Seit mehr als zehn Jahren lebe ich nun in der Schweiz. Erst als ich neunzehn war, reiste ich zusammen mit meiner Schwester von Neuem nach Kara. Natürlich machten wir damals auch einen Besuch im Kindergarten. Und man glaube es kaum: die drei Kindergärtnerinnen, die Köchin sowie die Rektorin waren noch dieselben.
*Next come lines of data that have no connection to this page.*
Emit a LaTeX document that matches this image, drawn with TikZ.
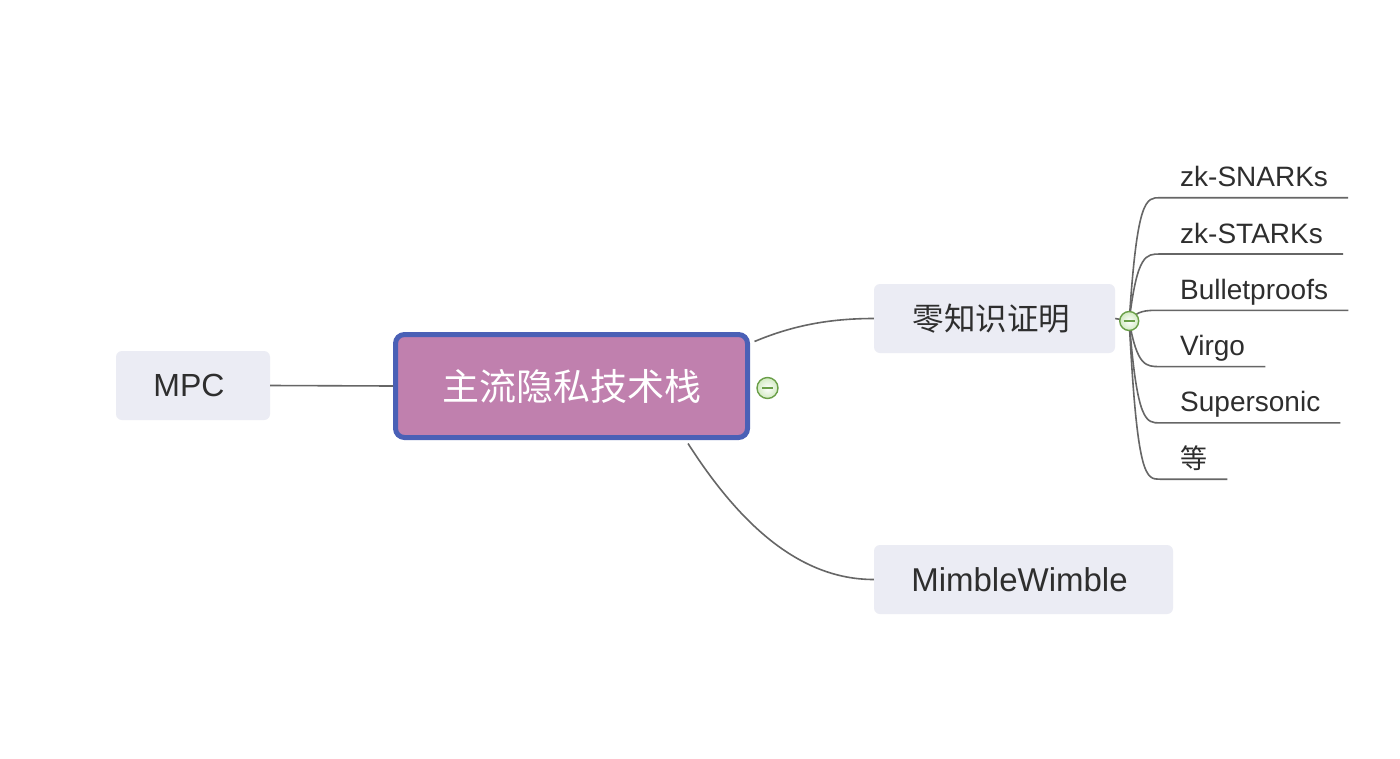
\documentclass[tikz,border=0pt]{standalone}
\usepackage{fontspec}
\setmainfont{Liberation Sans}
\newfontfamily\cjk{Noto Sans CJK SC}
\usetikzlibrary{calc}
\definecolor{boxfill}{HTML}{EBECF4}
\definecolor{mainfill}{HTML}{C080AE}
\definecolor{mainborder}{HTML}{4A60B6}
\definecolor{txt}{HTML}{2E2E2E}
\definecolor{lineclr}{HTML}{666666}
\definecolor{icongreen}{HTML}{6A9F48}
\definecolor{iconfill}{HTML}{D2EAC2}
\begin{document}
\begin{tikzpicture}[x=1pt,y=-1pt,
  topic/.style={fill=boxfill, rounded corners=6pt, text=txt, minimum height=69pt, inner sep=0pt},
  mainbox/.style={fill=mainfill, draw=mainborder, line width=5pt, rounded corners=9pt,
    minimum width=352pt, minimum height=103pt, text=white, inner sep=0pt,
    font=\cjk\fontsize{37}{40}\selectfont},
  leaf/.style={anchor=base west, inner sep=0pt, text=txt, font=\fontsize{28}{30}\selectfont},
  connector/.style={draw=lineclr, line width=1.6pt},
  toggle/.style={circle, draw=icongreen, line width=1.4pt, inner color=white, outer color=iconfill,
    minimum size=21pt, inner sep=0pt,
    path picture={\draw[icongreen, line width=1.5pt]
      ($(path picture bounding box.center)+(-5.5,0)$) -- ++(11,0);}}
]
\useasboundingbox (0,0) rectangle (1400,758);
\fill[white] (0,0) rectangle (1400,758);

% topics
\node[mainbox] (main) at (571.5,386) {主流隐私技术栈};
\node[topic, minimum width=154pt, font=\fontsize{32}{36}\selectfont] (mpc) at (193,385.5) {MPC\hspace*{8pt}};
\node[topic, minimum width=241pt, font=\cjk\fontsize{31.5}{36}\selectfont] (zk) at (994.5,318.5) {零知识证明\hspace*{6pt}};
\node[topic, minimum width=299pt, font=\fontsize{33}{36}\selectfont] (mw) at (1023.5,579.5) {MimbleWimble\hspace*{8pt}};

% leaves
\node[leaf] (l1) at (1180,186.7) {zk-SNARKs};
\node[leaf] (l2) at (1180,243.0) {zk-STARKs};
\node[leaf] (l3) at (1180,299.3) {Bulletproofs};
\node[leaf] (l4) at (1180,355.6) {Virgo};
\node[leaf] (l5) at (1180,411.9) {Supersonic};
\node[leaf, font=\cjk\fontsize{27}{30}\selectfont] (l6) at (1180,468.2) {等};

% connectors main
\coordinate (mainUp) at ($(main.north east)+(4.5,9.5)$);
\coordinate (mainDown) at ($(main.south)+(116.5,3.5)$);
\draw[connector] (mpc.east) -- (main.west);
\draw[connector] (mainUp) .. controls +(38,-16) and +(-44,0) .. (zk.west);
\draw[connector] (mainDown) .. controls +(50,78) and +(-76,0) .. (mw.west);

% hub of leaves
\coordinate (hub) at ($(zk.east)+(14,2.5)$);
\draw[connector] (zk.east) -- (hub);
\foreach \i in {1,...,6}{
  \coordinate (u\i) at ($(l\i.base west)+(-20,11)$);
  \coordinate (v\i) at ($(l\i.base east)+(20,11)$);
  \draw[connector] (hub) .. controls ($(hub |- u\i)+(8,0)$) and ($(u\i)+(-14,0)$) .. (u\i) -- (v\i);
}

% collapse toggles
\node[toggle] (t1) at ($(main.east)+(17.5,2)$) {};
\node[toggle, minimum size=19pt] (t2) at (hub) {};
\end{tikzpicture}
\end{document}
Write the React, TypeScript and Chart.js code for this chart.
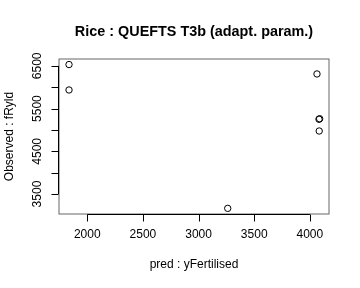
import React, { useEffect, useRef } from "react";
import { Chart, registerables } from "chart.js";

Chart.register(...registerables);

const titleText = "Rice : QUEFTS T3b (adapt. param.)";
const xTitle = "pred : yFertilised";
const yTitle = "Observed : fRyld";
const predX = [1836, 1836, 3262, 4064, 4082, 4088, 4084];
const observedY = [6530, 5935, 3165, 6310, 5250, 5262, 4975];
const xTicks = [2000, 2500, 3000, 3500, 4000];
const yTicks = [3500, 4000, 4500, 5000, 5500, 6000, 6500];
const yLabelTicks = [3500, 4500, 5500, 6500];

const FONT = '"Liberation Sans", Arial, Helvetica, sans-serif';

const rAxesPlugin = {
  id: "rAxes",
  afterDraw(chart: any) {
    const ctx = chart.ctx as CanvasRenderingContext2D;
    const xs = chart.scales.x;
    const ys = chart.scales.y;
    const a = chart.chartArea;
    ctx.save();
    // box
    ctx.strokeStyle = "#000";
    ctx.lineWidth = 1;
    ctx.globalAlpha = 0.6;
    ctx.strokeRect(a.left, a.top, a.right - a.left, a.bottom - a.top);
    ctx.globalAlpha = 1;
    // x axis
    ctx.beginPath();
    const x0 = xs.getPixelForValue(xTicks[0]);
    const x1 = xs.getPixelForValue(xTicks[xTicks.length - 1]);
    const by = Math.round(a.bottom) + 0.5;
    ctx.moveTo(x0, by);
    ctx.lineTo(x1, by);
    xTicks.forEach((t) => {
      const px = Math.round(xs.getPixelForValue(t)) + 0.5;
      ctx.moveTo(px, by);
      ctx.lineTo(px, by + 7);
    });
    // y axis
    const lx = Math.round(a.left) - 0.5;
    const y0 = ys.getPixelForValue(yTicks[0]);
    const y1 = ys.getPixelForValue(yTicks[yTicks.length - 1]);
    ctx.moveTo(lx, y0);
    ctx.lineTo(lx, y1);
    yTicks.forEach((t) => {
      const py = Math.round(ys.getPixelForValue(t)) + 0.5;
      ctx.moveTo(lx, py);
      ctx.lineTo(lx - 7, py);
    });
    ctx.strokeStyle = "#000";
    ctx.stroke();

    ctx.fillStyle = "#000";
    ctx.font = `12px ${FONT}`;
    ctx.textAlign = "center";
    ctx.textBaseline = "middle";
    xTicks.forEach((t) => {
      ctx.fillText(String(t), xs.getPixelForValue(t), 235);
    });
    yLabelTicks.forEach((t) => {
      ctx.save();
      ctx.translate(38, ys.getPixelForValue(t));
      ctx.rotate(-Math.PI / 2);
      ctx.fillText(String(t), 0, 0);
      ctx.restore();
    });
    // axis titles
    ctx.fillText(xTitle, (a.left + a.right) / 2, 265);
    ctx.save();
    ctx.translate(10, (a.top + a.bottom) / 2);
    ctx.rotate(-Math.PI / 2);
    ctx.fillText(yTitle, 0, 0);
    ctx.restore();
    // main title
    ctx.font = `bold 14.4px ${FONT}`;
    ctx.fillText(titleText, (a.left + a.right) / 2, 32);
    ctx.restore();
  },
};

export default function App() {
  const ref = useRef<HTMLCanvasElement | null>(null);
  useEffect(() => {
    if (!ref.current) return;
    const chart = new Chart(ref.current, {
      type: "scatter",
      data: {
        datasets: [
          {
            data: predX.map((x, i) => ({ x, y: observedY[i] })),
            pointStyle: "circle",
            pointRadius: 3.2,
            pointHoverRadius: 3.2,
            borderColor: "#000",
            backgroundColor: "rgba(0,0,0,0)",
            borderWidth: 1,
          },
        ],
      },
      options: {
        animation: false,
        responsive: false,
        maintainAspectRatio: false,
        layout: { padding: { left: 59, right: 31, top: 59, bottom: 74 } },
        plugins: { legend: { display: false }, tooltip: { enabled: false }, title: { display: false } },
        scales: {
          x: { type: "linear", min: 1746, max: 4172, display: false },
          y: { type: "linear", min: 3033, max: 6660, display: false },
        },
      },
      plugins: [rAxesPlugin],
    });
    return () => chart.destroy();
  }, []);
  return (
    <div style={{ position: "absolute", left: 0, top: 0, width: 360, height: 288, background: "#fff" }}>
      <canvas ref={ref} width={360} height={288} style={{ width: 360, height: 288 }} />
    </div>
  );
}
Sie alle erinnerten sich augenblicklich an «Suzanne».

Einige Monate nach diesem Besuch begann ich, Linguistik und Ethnologie zu studieren. «Aha, alles klar», folgerten die Freunde meiner Eltern, «du trittst also in die Fussstapfen deines Vaters und deiner Mutter». Für mich war das aber gar nicht klar, ich war einfach von Sprachen fasziniert… Doch ein Leben mit Wycliffe im Ausland? Das würde bedeuten, unzählige Veränderungen und Abschiede zu erleben – immer und immer wieder! Und das tut weh.

Heute muss ich allerdings gestehen: Die Freunde meiner Eltern hatten richtig prophezeit. Tatsächlich plane ich nun, mit Wycliffe im Ausland zu arbeiten. Bevor ich aber dazu bereit wurde, musste ich lernen, dass meine Heimat weder in Togo noch in einem anderen Land ist. Nicht einmal unter den Menschen um mich herum ist meine wahre Heimat, sondern allein in Gott, der mich in allem versorgt. Das zu glauben und entsprechend zu leben, ist nur im Vertrauen auf ihn möglich.